# AIM:
It is required that the lines from the top of the listing through the line with "slots = list(range(31))" be reproduced exactly, excluding pictures.

━━━━

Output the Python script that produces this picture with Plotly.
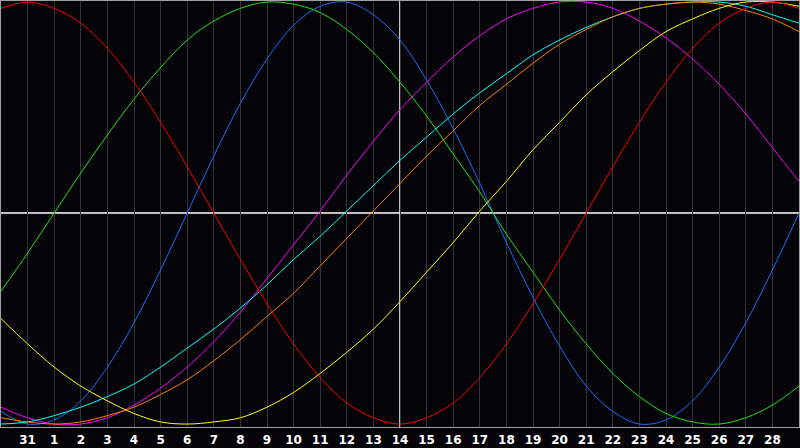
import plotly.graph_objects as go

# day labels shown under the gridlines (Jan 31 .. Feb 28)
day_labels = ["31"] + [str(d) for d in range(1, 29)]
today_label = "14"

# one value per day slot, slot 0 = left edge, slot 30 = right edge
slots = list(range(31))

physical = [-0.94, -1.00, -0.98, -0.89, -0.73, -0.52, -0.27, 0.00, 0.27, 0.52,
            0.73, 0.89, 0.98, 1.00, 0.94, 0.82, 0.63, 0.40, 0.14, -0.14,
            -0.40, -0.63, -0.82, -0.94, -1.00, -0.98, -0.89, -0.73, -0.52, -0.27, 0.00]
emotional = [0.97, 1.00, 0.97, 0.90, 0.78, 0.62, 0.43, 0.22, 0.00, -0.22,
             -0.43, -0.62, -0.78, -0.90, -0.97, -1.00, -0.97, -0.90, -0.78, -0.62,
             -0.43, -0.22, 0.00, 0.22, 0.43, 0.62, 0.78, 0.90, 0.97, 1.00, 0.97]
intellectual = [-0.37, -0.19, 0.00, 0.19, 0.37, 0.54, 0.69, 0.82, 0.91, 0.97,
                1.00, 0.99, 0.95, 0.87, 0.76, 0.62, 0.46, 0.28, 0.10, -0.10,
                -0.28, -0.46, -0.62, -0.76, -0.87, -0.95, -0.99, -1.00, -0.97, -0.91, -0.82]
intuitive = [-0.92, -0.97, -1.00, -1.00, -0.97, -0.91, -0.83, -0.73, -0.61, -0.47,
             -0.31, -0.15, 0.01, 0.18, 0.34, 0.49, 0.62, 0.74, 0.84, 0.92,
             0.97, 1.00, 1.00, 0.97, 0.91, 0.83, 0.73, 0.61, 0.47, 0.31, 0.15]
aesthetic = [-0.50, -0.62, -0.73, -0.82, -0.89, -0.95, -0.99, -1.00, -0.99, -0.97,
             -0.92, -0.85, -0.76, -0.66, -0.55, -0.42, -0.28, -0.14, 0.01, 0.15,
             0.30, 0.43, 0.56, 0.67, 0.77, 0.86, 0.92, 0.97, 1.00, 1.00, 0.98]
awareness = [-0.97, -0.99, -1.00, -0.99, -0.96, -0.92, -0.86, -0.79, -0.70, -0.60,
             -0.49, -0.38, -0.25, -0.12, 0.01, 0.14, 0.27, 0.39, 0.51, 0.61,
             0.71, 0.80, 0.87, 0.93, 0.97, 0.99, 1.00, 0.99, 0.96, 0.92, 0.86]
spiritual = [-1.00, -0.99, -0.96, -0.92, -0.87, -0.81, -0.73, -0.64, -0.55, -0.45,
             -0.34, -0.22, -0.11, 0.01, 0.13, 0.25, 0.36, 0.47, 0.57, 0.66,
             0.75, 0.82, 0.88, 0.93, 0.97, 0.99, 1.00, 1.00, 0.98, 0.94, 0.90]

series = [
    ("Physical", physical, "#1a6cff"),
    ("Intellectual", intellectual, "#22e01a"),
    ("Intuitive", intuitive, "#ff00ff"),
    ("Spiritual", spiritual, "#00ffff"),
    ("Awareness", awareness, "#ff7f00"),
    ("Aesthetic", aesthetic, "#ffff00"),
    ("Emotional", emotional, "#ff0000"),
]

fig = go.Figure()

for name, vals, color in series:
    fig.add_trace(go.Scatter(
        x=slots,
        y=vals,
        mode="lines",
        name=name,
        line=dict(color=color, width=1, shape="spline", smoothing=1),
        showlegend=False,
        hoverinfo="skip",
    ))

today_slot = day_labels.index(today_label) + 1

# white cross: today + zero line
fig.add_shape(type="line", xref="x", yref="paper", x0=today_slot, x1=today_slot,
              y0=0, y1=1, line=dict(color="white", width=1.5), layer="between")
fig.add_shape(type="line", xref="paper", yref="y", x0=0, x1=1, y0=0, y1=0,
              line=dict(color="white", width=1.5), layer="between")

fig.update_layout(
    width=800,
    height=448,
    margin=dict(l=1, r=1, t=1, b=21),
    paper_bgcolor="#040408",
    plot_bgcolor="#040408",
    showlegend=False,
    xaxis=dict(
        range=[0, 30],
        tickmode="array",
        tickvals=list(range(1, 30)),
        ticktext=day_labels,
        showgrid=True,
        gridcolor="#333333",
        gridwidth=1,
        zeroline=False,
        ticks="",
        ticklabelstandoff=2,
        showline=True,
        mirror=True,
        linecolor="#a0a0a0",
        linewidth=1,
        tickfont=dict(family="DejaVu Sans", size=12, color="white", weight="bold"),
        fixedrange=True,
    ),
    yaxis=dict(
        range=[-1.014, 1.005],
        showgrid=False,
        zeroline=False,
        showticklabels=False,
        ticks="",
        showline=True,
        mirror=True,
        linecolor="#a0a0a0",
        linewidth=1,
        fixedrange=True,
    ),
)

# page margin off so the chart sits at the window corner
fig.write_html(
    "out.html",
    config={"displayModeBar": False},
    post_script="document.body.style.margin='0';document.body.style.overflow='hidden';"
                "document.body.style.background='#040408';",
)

━━━━

# THE REPLY:
Output the Python script that produces this picture with Plotly.
import plotly.graph_objects as go

# day labels shown under the gridlines (Jan 31 .. Feb 28)
day_labels = ["31"] + [str(d) for d in range(1, 29)]
today_label = "14"

# one value per day slot, slot 0 = left edge, slot 30 = right edge
slots = list(range(31))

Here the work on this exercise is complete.